• **Problem statement**:
In the material below, list every line carrying the string "this".

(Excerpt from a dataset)
■ ■ ■ ■ ■ ■ ■

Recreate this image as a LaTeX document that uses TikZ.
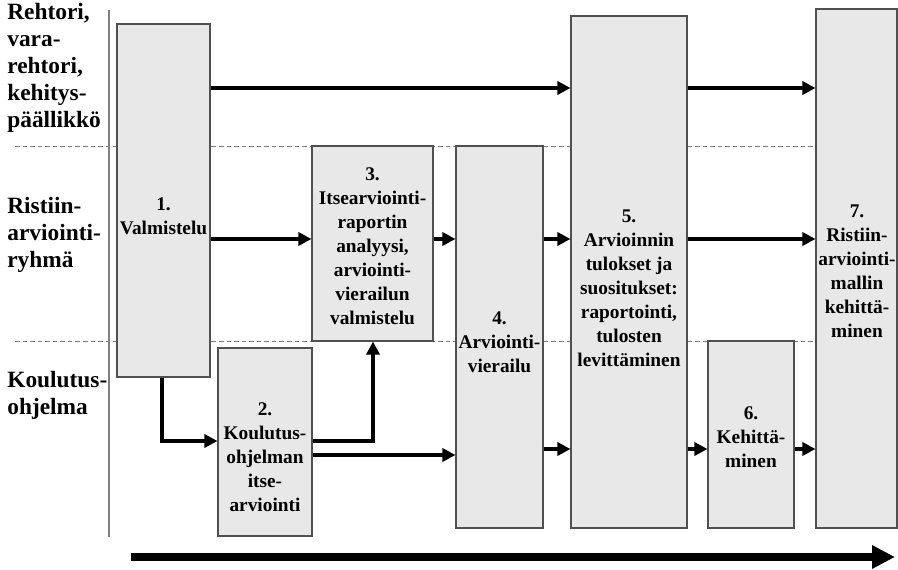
\documentclass[tikz,border=0pt]{standalone}
\usepackage{fontspec}
\setmainfont{Liberation Serif}
\usetikzlibrary{arrows.meta,fit}
\definecolor{boxfill}{HTML}{E8E8E8}
\definecolor{boxline}{HTML}{505050}
\definecolor{dashgray}{HTML}{7A7A7A}
\begin{document}
\begin{tikzpicture}[x=0.02cm,y=-0.02cm,
  box/.style={draw=boxline, fill=boxfill, line width=0.6pt, inner sep=0pt},
  boxtext/.style={font=\fontsize{11}{13.7}\selectfont\bfseries, align=center, inner sep=0pt},
  lanetext/.style={font=\fontsize{13.3}{15.4}\selectfont\bfseries, align=left, inner sep=0pt, anchor=west},
  arr/.style={line width=2pt, -{Triangle[length=7.5pt,width=7.5pt]}},
  lane/.style={dashgray, line width=0.5pt, dash pattern=on 2.6pt off 1.7pt},
  axisline/.style={draw=gray, line width=0.6pt}]
\useasboundingbox (0,0) rectangle (898,570);
% swimlane separators
\coordinate (dl1) at (15,146); \coordinate (dr1) at (898,146);
\coordinate (dl2) at (15,341); \coordinate (dr2) at (898,341);
\draw[lane] (dl1) -- (dr1);
\draw[lane] (dl2) -- (dr2);
\coordinate (vt) at (109,10); \coordinate (vb) at (109,537);
\draw[axisline] (vt) -- (vb);
% lane labels
\node[lanetext] (l1) at (7,68) {Rehtori,\\vara-\\rehtori,\\kehitys-\\päällikkö};
\node[lanetext] (l2) at (7,235) {Ristiin-\\arviointi-\\ryhmä};
\node[lanetext] (l3) at (7,395) {Koulutus-\\ohjelma};
% boxes
\node[box, fit={(117,24) (210,377)}] (b1) {};
\node[box, fit={(218,348) (312,536)}] (b2) {};
\node[box, fit={(312,146) (433,341)}] (b3) {};
\node[box, fit={(456,146) (543,528)}] (b4) {};
\node[box, fit={(571,16) (687,528)}] (b5) {};
\node[box, fit={(708,341) (794,528)}] (b6) {};
\node[box, fit={(816,9) (897,528)}] (b7) {};
% box texts
\node[boxtext] (t1) at (163.5,216) {1.\\Valmistelu};
\node[boxtext] (t2) at (265,457) {2.\\Koulutus-\\ohjelman\\itse-\\arviointi};
\node[boxtext] (t3) at (372.5,246) {3.\\Itsearviointi-\\raportin\\analyysi,\\arviointi-\\vierailun\\valmistelu};
\node[boxtext] (t4) at (499.5,342) {4.\\Arviointi-\\vierailu};
\node[boxtext] (t5) at (629,288) {5.\\Arvioinnin\\tulokset ja\\suositukset:\\raportointi,\\tulosten\\levittäminen};
\node[boxtext] (t6) at (751,437) {6.\\Kehittä-\\minen};
\node[boxtext] (t7) at (857,271) {7.\\Ristiin-\\arviointi-\\mallin\\kehittä-\\minen};
% row levels
\coordinate (rA) at (0,88);
\coordinate (rB) at (0,239);
\coordinate (rC) at (0,449);
\coordinate (rD) at (0,455);
\coordinate (rE) at (0,441);
\coordinate (x1) at (162,0);
\coordinate (x2) at (373,0);
% connectors
\draw[arr] (b1.east |- rA) -- (b5.west |- rA);
\draw[arr] (b5.east |- rA) -- (b7.west |- rA);
\draw[arr] (b1.east |- rB) -- (b3.west |- rB);
\draw[arr] (b3.east |- rB) -- (b4.west |- rB);
\draw[arr] (b4.east |- rB) -- (b5.west |- rB);
\draw[arr] (b5.east |- rB) -- (b7.west |- rB);
\draw[arr] (b4.east |- rC) -- (b5.west |- rC);
\draw[arr] (b5.east |- rC) -- (b6.west |- rC);
\draw[arr] (b6.east |- rC) -- (b7.west |- rC);
\draw[arr] (b2.east |- rD) -- (b4.west |- rD);
\draw[arr] (b1.south -| x1) |- (b2.west |- rE);
\draw[arr] (b2.east |- rE) -| (b3.south -| x2);
% time arrow
\coordinate (ts) at (131,557); \coordinate (te) at (895,557);
\draw[line width=4.5pt, -{Triangle[length=13pt,width=12.5pt]}] (ts) -- (te);
\end{tikzpicture}
\end{document}
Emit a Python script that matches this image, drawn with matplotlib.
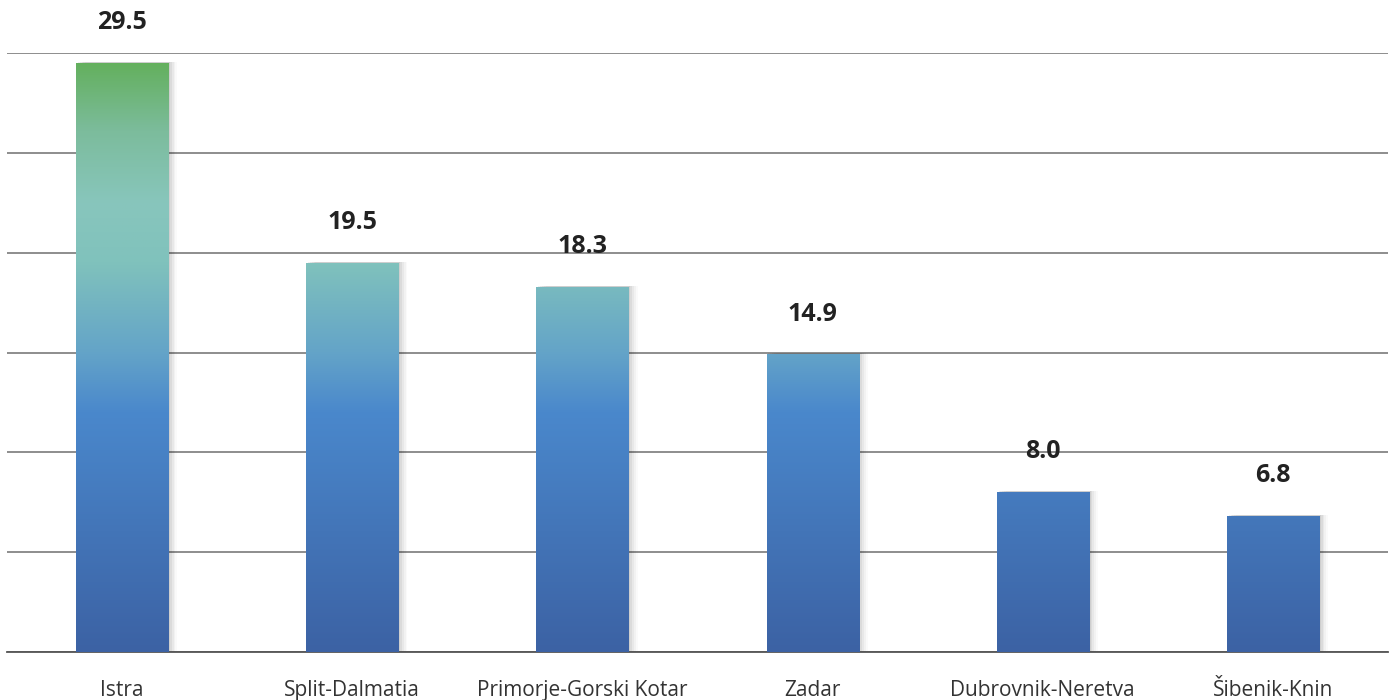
import numpy as np
import matplotlib
matplotlib.use("Agg")
import matplotlib.pyplot as plt
from matplotlib.colors import LinearSegmentedColormap
from matplotlib.patches import Rectangle

# Data
regions = ["Istra", "Split-Dalmatia", "Primorje-Gorski Kotar", "Zadar",
           "Dubrovnik-Neretva", "Šibenik-Knin"]
values = [29.5, 19.5, 18.3, 14.9, 8.0, 6.8]

plt.rcParams["font.family"] = ["Open Sans", "DejaVu Sans"]

# vertical gradient from blue (bottom) to teal to green (top)
cmap = LinearSegmentedColormap.from_list("grad", [
    (0.00, "#3c62a4"),
    (0.40, "#4a88cc"),
    (0.50, "#64a4c8"),
    (0.65, "#80c2bc"),
    (0.75, "#88c6bc"),
    (0.87, "#7cbc9c"),
    (1.00, "#60ae54"),
])

fig = plt.figure(figsize=(13.95, 7), dpi=100)
ax = fig.add_axes([7 / 1395, 48 / 700, 1381 / 1395, 599 / 700])

ymax = 30
x = np.arange(len(regions))
bars = ax.bar(x, values, width=0.4, color="none", zorder=3)

grad = np.linspace(0, 1, 256).reshape(-1, 1)
for rect, v in zip(bars, values):
    x0 = rect.get_x()
    w = rect.get_width()
    # soft shadow on the right
    for i, a in enumerate([0.06, 0.05, 0.04, 0.03, 0.02]):
        sh = Rectangle((x0 + 0.008 * (i + 1), 0), w, v + 0.05,
                       facecolor="black", edgecolor="none", alpha=a, zorder=2)
        ax.add_patch(sh)
    im = ax.imshow(grad, cmap=cmap, origin="lower", aspect="auto",
                   extent=[x0, x0 + w, 0, ymax], zorder=3)
    im.set_clip_path(rect)
    ax.annotate(f"{v:.1f}", (x0 + w / 2, v), xytext=(0, 20),
                textcoords="offset points", ha="center", va="bottom",
                fontsize=18, fontweight="bold", color="#222222",
                annotation_clip=False)

ax.set_xlim(-0.5, len(regions) - 0.5)
ax.set_ylim(0, ymax)
ax.set_yticks(np.arange(0, ymax + 1, 5))
ax.yaxis.grid(True, color="#7a7a7a", linewidth=1.2, zorder=1)
ax.set_axisbelow(True)
ax.tick_params(axis="y", left=False, labelleft=False)
ax.tick_params(axis="x", length=0, pad=20, labelsize=15, labelcolor="#333333")
ax.set_xticks(x)
ax.set_xticklabels(regions)
for s in ["top", "right", "left"]:
    ax.spines[s].set_visible(False)
ax.spines["bottom"].set_color("#555555")
ax.spines["bottom"].set_linewidth(1.3)

fig.savefig("out.png", dpi=100)
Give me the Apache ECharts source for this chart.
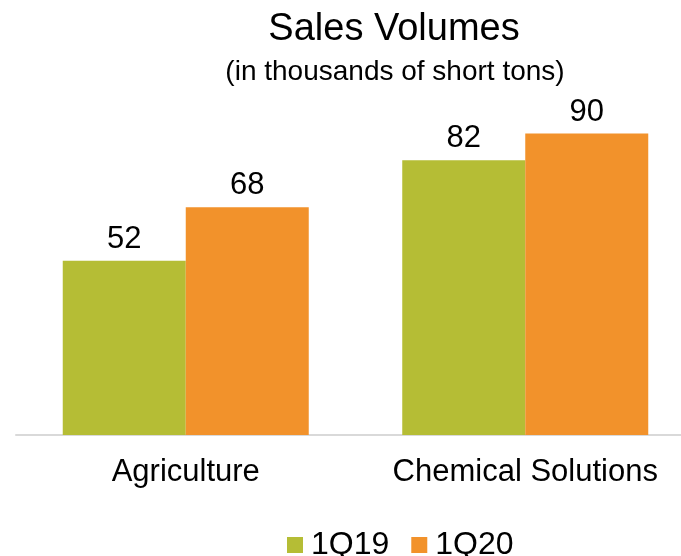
<!DOCTYPE html>
<html>
<head>
<meta charset="utf-8">
<script src="https://cdn.jsdelivr.net/npm/echarts@6/dist/echarts.min.js"></script>
<style>
  html, body { margin: 0; padding: 0; background: #fff; }
  #chart { width: 681px; height: 556px; }
</style>
</head>
<body>
<div id="chart"></div>
<script>
const categories = ["Agriculture", "Chemical Solutions"];
const seriesNames = ["1Q19", "1Q20"];
const values1Q19 = [52, 82];
const values1Q20 = [68, 90];

const chart = echarts.init(document.getElementById("chart"));
const font = "Liberation Sans, Arial, sans-serif";

const option = {
  animation: false,
  title: [
    {
      text: "Sales Volumes",
      left: 389,
      top: 6,
      textAlign: "center",
      textStyle: { fontFamily: font, fontSize: 38, fontWeight: "normal", color: "#000" }
    },
    {
      text: "(in thousands of short tons)",
      left: 390,
      top: 53,
      textAlign: "center",
      textStyle: { fontFamily: font, fontSize: 28, fontWeight: "normal", color: "#000" }
    }
  ],
  legend: {
    data: seriesNames,
    left: 282,
    top: 524,
    itemWidth: 16,
    itemHeight: 16,
    itemGap: 22,
    icon: "rect",
    textStyle: { fontFamily: font, fontSize: 32, color: "#000", padding: [0, 0, 0, 3] }
  },
  grid: { left: 16, right: -14, top: 100, bottom: 121, containLabel: false, outerBoundsMode: "none" },
  xAxis: {
    type: "category",
    data: categories,
    axisLine: { lineStyle: { color: "#D9D9D9", width: 2 } },
    axisTick: { show: false },
    axisLabel: { interval: 0, hideOverlap: false, fontFamily: font, fontSize: 31, color: "#000", margin: 22 }
  },
  yAxis: {
    type: "value",
    min: 0,
    max: 100,
    show: false,
    splitLine: { show: false }
  },
  series: [
    {
      name: seriesNames[0],
      type: "bar",
      data: values1Q19,
      barWidth: 123,
      barGap: "0%",
      itemStyle: { color: "#B5BD35" },
      label: { show: true, position: "top", distance: 6, fontFamily: font, fontSize: 31, color: "#000" }
    },
    {
      name: seriesNames[1],
      type: "bar",
      data: values1Q20,
      barWidth: 123,
      itemStyle: { color: "#F2922B" },
      label: { show: true, position: "top", distance: 6, fontFamily: font, fontSize: 31, color: "#000" }
    }
  ]
};
chart.setOption(option);
</script>
</body>
</html>
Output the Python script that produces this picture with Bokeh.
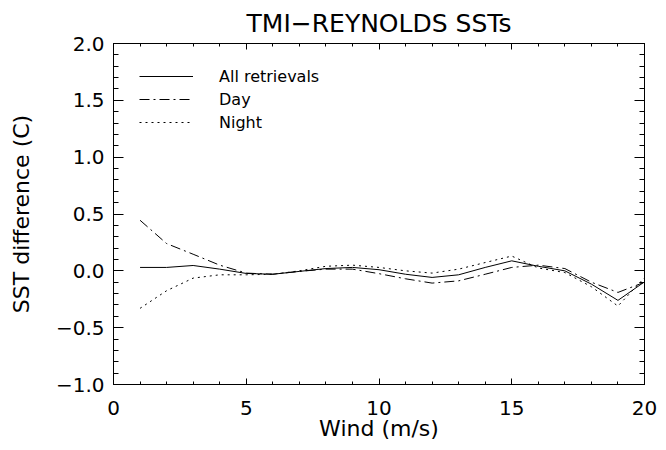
from bokeh.plotting import figure
from bokeh.models import (LinearAxis, FixedTicker, CustomJSTickFormatter, Legend,
                          LegendItem, Range1d)
from bokeh.embed import file_html
from bokeh.resources import INLINE

# ---- data ----
wind = [1, 2, 3, 4, 5, 6, 7, 8, 9, 10, 11, 12, 13, 14, 15, 16, 17, 18, 19, 20]
all_retrievals = [0.03, 0.03, 0.047, 0.015, -0.023, -0.03, -0.005, 0.02, 0.03, 0.01,
                  -0.03, -0.058, -0.035, 0.03, 0.088, 0.04, 0.0, -0.117, -0.26, -0.097]
day = [0.445, 0.24, 0.146, 0.05, -0.02, -0.03, -0.005, 0.015, 0.015, -0.025,
       -0.07, -0.108, -0.088, -0.03, 0.03, 0.05, 0.02, -0.1, -0.19, -0.1]
night = [-0.33, -0.175, -0.064, -0.035, -0.035, -0.03, 0.0, 0.04, 0.05, 0.03,
         0.0, -0.02, 0.015, 0.073, 0.13, 0.025, -0.015, -0.14, -0.31, -0.06]

x_major = [0, 5, 10, 15, 20]
x_minor = list(range(0, 21))
y_major = [-1.0, -0.5, 0.0, 0.5, 1.0, 1.5, 2.0]
y_minor = [round(-1.0 + 0.1 * i, 1) for i in range(31)]

title_text = "TMI\u2212REYNOLDS SSTs"
x_label = "Wind (m/s)"
y_label = "SST difference (C)"
legend_labels = ["All retrievals", "Day", "Night"]

FONT = "DejaVu Sans"

p = figure(width=666, height=450, output_backend="svg", toolbar_location=None,
           x_range=Range1d(0, 20), y_range=Range1d(-1, 2),
           min_border_left=113, min_border_right=22, min_border_top=42,
           min_border_bottom=66, background_fill_color="white",
           border_fill_color="white")
p.xgrid.visible = False
p.ygrid.visible = False
p.outline_line_color = "black"
p.outline_line_width = 1

p.title.text = title_text
p.title.align = "center"
p.title.text_font = FONT
p.title.text_font_size = "25px"
p.title.text_font_style = "normal"
p.title.text_color = "black"
p.title.standoff = 12

fmt_y = CustomJSTickFormatter(code="return tick.toFixed(1).replace('-', '\u2212');")
blank = CustomJSTickFormatter(code="return '';")

xa = p.xaxis[0]
xa.ticker = FixedTicker(ticks=x_major, minor_ticks=x_minor)
ya = p.yaxis[0]
ya.ticker = FixedTicker(ticks=y_major, minor_ticks=y_minor)
ya.formatter = fmt_y

top = LinearAxis(ticker=FixedTicker(ticks=x_major, minor_ticks=x_minor), formatter=blank)
right = LinearAxis(ticker=FixedTicker(ticks=y_major, minor_ticks=y_minor), formatter=blank)
p.add_layout(top, "above")
p.add_layout(right, "right")

for ax, maj, mnr in ((xa, 6, 3), (top, 6, 3), (ya, 10, 5), (right, 10, 5)):
    ax.major_tick_in = maj
    ax.major_tick_out = 0
    ax.minor_tick_in = mnr
    ax.minor_tick_out = 0
    ax.axis_line_color = "black"
    ax.major_tick_line_color = "black"
    ax.minor_tick_line_color = "black"
    ax.major_label_text_font = FONT
    ax.major_label_text_color = "black"
    ax.axis_label_text_font = FONT
    ax.axis_label_text_font_style = "normal"
    ax.axis_label_text_color = "black"

top.major_label_text_font_size = "0px"
top.major_label_standoff = 0
right.major_label_text_font_size = "0px"
right.major_label_standoff = 0

xa.major_label_text_font_size = "20px"
xa.major_label_standoff = 16
xa.axis_label = x_label
xa.axis_label_text_font_size = "22px"
xa.axis_label_standoff = -2

ya.major_label_text_font_size = "20px"
ya.major_label_standoff = 9
ya.axis_label = y_label
ya.axis_label_text_font_size = "22px"
ya.axis_label_standoff = 19

r_all = p.line(wind, all_retrievals, line_color="black", line_width=1)
r_day = p.line(wind, day, line_color="black", line_width=1, line_dash="10 4 2 4")
r_night = p.line(wind, night, line_color="black", line_width=1, line_dash="2 4")

legend = Legend(items=[LegendItem(label=legend_labels[0], renderers=[r_all]),
                       LegendItem(label=legend_labels[1], renderers=[r_day]),
                       LegendItem(label=legend_labels[2], renderers=[r_night])],
                location=(26, 252), border_line_color=None,
                background_fill_alpha=0, glyph_width=54, glyph_height=20,
                label_height=20, spacing=3, label_standoff=26, margin=0,
                padding=0, label_text_font=FONT, label_text_font_size="16px",
                label_text_color="black")
p.add_layout(legend)

open("out.html", "w").write(file_html(p, INLINE))
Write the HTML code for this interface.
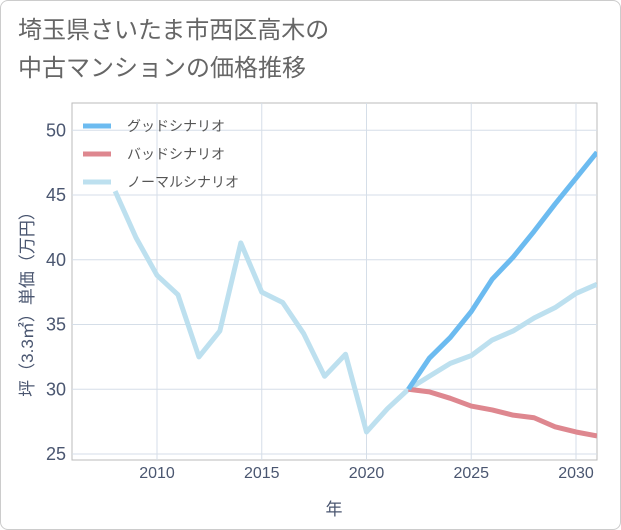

■ ■ ■ ■ ■ ■ ■

• **Correct answer**:
Recreate this image as a LaTeX document that uses TikZ.
Emit a Python script that matches this image, drawn with matplotlib.
Give me the Apache ECharts source for this chart.
Output the Python script that produces this picture with Bokeh.
Write the HTML code for this interface.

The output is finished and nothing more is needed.